>> Start
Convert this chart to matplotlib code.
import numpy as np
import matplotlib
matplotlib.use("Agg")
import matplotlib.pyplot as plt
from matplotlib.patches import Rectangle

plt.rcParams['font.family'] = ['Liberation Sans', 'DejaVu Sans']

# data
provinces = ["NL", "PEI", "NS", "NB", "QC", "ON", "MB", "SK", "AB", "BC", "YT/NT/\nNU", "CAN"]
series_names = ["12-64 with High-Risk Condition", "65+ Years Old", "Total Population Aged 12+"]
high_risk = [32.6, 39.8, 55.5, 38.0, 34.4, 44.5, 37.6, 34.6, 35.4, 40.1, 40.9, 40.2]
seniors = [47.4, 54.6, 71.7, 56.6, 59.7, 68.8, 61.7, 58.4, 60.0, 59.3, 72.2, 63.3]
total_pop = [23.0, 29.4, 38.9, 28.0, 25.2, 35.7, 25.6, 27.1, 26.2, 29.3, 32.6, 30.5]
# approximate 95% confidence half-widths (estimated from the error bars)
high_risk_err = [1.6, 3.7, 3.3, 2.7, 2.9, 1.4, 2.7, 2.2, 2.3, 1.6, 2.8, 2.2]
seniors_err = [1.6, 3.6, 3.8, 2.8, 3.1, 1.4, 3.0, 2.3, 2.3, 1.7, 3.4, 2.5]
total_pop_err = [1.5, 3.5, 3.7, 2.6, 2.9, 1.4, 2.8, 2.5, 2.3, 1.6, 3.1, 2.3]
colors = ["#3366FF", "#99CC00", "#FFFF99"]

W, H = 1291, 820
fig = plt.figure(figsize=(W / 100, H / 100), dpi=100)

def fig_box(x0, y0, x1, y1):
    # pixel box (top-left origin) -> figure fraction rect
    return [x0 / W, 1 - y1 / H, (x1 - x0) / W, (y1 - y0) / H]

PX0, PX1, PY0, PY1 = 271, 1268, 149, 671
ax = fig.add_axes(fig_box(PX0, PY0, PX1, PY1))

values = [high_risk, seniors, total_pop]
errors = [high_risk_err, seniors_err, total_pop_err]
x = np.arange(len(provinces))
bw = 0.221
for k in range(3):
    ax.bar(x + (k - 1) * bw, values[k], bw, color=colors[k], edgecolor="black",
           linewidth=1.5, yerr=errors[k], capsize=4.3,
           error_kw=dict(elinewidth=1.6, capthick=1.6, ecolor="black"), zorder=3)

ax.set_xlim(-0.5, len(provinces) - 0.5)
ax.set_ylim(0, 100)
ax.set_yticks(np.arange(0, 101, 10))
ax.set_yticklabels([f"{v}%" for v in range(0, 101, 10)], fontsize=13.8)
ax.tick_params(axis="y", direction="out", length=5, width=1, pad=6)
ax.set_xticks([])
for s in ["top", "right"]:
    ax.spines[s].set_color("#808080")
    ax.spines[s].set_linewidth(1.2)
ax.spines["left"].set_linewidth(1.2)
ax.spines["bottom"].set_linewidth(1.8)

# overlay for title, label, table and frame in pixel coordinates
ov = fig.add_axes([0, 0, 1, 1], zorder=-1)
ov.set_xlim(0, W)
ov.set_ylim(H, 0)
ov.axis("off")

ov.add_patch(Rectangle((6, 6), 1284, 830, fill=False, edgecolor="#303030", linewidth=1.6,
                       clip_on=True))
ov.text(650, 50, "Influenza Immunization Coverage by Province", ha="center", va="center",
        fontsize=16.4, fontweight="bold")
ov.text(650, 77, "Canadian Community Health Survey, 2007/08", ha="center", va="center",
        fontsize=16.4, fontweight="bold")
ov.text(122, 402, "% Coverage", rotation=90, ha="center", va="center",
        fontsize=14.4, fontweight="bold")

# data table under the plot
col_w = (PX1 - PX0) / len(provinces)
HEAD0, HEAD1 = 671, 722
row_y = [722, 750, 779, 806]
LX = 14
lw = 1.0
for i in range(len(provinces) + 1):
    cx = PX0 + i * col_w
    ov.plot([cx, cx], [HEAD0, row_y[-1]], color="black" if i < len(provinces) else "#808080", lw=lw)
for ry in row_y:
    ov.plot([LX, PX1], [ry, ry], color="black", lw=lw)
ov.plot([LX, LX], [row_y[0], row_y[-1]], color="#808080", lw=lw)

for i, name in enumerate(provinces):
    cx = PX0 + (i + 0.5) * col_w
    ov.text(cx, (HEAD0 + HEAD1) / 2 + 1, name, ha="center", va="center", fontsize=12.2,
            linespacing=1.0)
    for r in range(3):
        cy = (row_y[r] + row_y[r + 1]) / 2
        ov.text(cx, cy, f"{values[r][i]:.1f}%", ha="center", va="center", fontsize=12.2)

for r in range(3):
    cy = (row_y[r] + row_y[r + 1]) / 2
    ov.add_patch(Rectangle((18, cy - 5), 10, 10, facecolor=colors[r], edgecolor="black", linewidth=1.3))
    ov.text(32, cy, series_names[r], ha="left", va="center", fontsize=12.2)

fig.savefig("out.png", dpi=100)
>> End
>> Start
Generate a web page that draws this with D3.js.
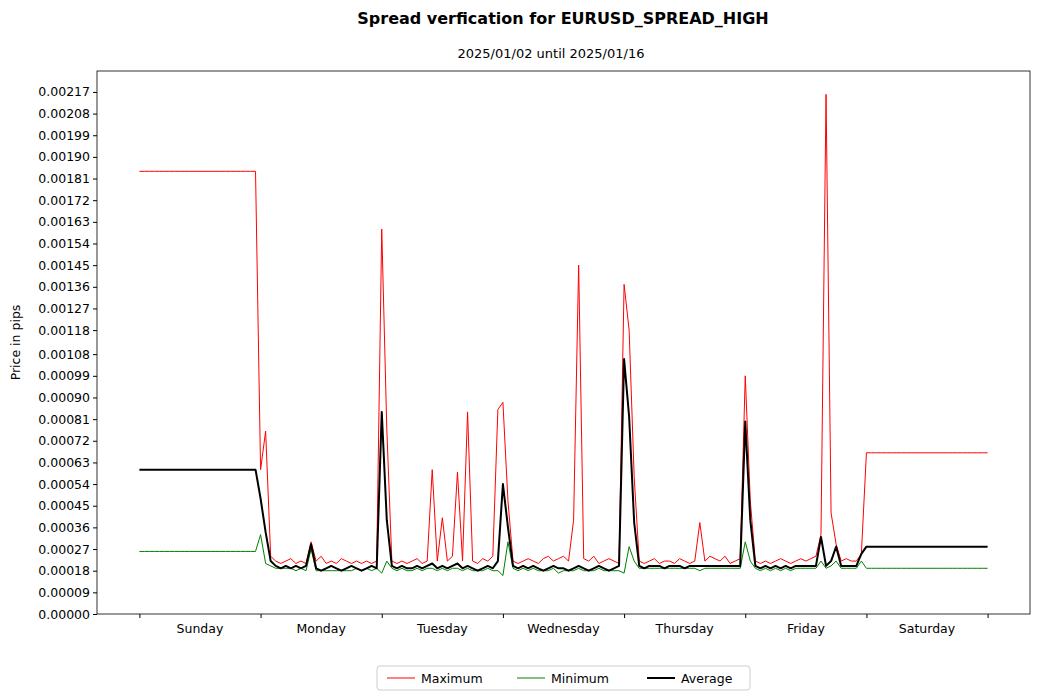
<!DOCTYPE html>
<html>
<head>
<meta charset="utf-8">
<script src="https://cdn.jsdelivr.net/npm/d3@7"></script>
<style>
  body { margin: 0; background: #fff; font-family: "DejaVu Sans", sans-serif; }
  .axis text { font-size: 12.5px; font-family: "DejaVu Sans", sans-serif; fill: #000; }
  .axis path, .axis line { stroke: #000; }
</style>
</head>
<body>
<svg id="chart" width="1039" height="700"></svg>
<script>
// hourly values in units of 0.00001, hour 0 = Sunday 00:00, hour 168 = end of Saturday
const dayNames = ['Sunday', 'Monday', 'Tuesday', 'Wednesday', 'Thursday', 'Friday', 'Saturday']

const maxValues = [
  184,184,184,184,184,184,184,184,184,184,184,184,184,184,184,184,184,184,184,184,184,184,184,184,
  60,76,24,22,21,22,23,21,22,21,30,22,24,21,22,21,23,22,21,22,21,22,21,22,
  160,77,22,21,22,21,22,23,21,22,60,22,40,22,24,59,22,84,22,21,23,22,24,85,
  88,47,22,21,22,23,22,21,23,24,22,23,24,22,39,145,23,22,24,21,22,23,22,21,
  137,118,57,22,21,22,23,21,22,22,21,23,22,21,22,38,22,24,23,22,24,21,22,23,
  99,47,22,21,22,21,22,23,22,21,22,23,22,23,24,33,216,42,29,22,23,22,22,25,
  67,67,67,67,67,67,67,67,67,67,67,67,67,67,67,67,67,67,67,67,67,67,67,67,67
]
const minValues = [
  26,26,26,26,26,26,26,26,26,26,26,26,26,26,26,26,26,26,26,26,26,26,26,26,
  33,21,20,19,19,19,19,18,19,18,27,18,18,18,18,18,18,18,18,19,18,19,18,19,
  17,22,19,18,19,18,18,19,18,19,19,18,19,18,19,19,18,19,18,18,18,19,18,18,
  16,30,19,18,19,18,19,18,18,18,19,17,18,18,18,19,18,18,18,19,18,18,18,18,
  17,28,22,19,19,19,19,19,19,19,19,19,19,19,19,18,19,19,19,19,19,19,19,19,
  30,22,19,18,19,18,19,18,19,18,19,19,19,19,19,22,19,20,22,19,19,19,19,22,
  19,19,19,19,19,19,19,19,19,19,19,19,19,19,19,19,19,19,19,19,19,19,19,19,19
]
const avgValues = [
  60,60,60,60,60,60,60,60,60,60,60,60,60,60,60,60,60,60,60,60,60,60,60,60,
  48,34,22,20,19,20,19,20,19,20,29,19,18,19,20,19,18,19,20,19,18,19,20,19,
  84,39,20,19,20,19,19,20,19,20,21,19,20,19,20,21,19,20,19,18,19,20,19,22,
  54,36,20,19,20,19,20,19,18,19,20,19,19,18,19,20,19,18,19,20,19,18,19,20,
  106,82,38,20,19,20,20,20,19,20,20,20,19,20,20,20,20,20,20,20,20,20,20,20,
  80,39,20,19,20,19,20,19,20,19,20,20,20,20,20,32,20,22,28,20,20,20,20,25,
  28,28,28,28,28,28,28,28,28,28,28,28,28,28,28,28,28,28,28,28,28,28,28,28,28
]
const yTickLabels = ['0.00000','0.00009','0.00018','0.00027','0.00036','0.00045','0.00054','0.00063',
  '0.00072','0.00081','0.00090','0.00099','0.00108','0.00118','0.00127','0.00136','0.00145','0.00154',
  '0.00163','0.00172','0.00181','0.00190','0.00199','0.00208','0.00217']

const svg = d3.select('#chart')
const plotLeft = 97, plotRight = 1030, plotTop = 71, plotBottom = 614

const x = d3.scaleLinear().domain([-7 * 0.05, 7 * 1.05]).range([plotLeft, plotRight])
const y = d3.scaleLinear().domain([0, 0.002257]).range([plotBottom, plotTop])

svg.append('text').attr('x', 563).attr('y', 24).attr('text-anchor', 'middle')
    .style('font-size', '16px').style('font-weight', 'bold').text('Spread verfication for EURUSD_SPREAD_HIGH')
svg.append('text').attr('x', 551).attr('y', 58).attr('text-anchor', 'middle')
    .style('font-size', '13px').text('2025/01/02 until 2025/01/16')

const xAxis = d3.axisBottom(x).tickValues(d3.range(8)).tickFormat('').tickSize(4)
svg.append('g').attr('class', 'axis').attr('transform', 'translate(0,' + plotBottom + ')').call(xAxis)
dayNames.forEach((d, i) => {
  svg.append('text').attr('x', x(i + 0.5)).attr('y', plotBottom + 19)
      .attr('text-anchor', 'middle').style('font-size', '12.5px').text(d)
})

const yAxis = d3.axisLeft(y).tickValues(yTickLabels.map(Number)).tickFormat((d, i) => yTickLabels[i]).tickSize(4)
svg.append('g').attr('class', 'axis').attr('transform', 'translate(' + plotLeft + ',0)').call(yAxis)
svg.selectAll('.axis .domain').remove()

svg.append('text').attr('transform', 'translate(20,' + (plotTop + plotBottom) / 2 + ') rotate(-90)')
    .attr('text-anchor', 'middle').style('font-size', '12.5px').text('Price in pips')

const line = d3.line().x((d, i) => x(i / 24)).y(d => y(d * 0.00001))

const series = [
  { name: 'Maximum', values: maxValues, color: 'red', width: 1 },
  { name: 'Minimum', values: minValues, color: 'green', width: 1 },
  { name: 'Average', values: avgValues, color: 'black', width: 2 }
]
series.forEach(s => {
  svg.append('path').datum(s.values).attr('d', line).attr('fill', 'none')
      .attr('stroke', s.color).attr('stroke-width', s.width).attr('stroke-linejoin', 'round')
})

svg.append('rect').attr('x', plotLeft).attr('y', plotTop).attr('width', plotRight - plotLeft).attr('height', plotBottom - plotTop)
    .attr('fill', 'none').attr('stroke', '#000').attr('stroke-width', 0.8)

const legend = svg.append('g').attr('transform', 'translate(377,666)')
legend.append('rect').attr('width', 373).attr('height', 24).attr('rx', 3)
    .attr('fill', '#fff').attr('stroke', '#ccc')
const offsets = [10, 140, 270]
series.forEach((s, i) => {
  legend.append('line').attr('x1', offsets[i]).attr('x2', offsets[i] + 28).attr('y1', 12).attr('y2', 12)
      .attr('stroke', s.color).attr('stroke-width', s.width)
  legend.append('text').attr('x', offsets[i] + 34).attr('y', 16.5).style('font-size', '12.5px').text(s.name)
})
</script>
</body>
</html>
>> End
→ **The task**
From the records above, extract exactly and only the lines that begin at the line with "Convert this chart to matplotlib code." and stop after the line with "fig = plt.figure(figsize=(W".

→ **Answer to the task**
Convert this chart to matplotlib code.
import numpy as np
import matplotlib
matplotlib.use("Agg")
import matplotlib.pyplot as plt
from matplotlib.patches import Rectangle

plt.rcParams['font.family'] = ['Liberation Sans', 'DejaVu Sans']

# data
provinces = ["NL", "PEI", "NS", "NB", "QC", "ON", "MB", "SK", "AB", "BC", "YT/NT/\nNU", "CAN"]
series_names = ["12-64 with High-Risk Condition", "65+ Years Old", "Total Population Aged 12+"]
high_risk = [32.6, 39.8, 55.5, 38.0, 34.4, 44.5, 37.6, 34.6, 35.4, 40.1, 40.9, 40.2]
seniors = [47.4, 54.6, 71.7, 56.6, 59.7, 68.8, 61.7, 58.4, 60.0, 59.3, 72.2, 63.3]
total_pop = [23.0, 29.4, 38.9, 28.0, 25.2, 35.7, 25.6, 27.1, 26.2, 29.3, 32.6, 30.5]
# approximate 95% confidence half-widths (estimated from the error bars)
high_risk_err = [1.6, 3.7, 3.3, 2.7, 2.9, 1.4, 2.7, 2.2, 2.3, 1.6, 2.8, 2.2]
seniors_err = [1.6, 3.6, 3.8, 2.8, 3.1, 1.4, 3.0, 2.3, 2.3, 1.7, 3.4, 2.5]
total_pop_err = [1.5, 3.5, 3.7, 2.6, 2.9, 1.4, 2.8, 2.5, 2.3, 1.6, 3.1, 2.3]
colors = ["#3366FF", "#99CC00", "#FFFF99"]

W, H = 1291, 820
fig = plt.figure(figsize=(W / 100, H / 100), dpi=100)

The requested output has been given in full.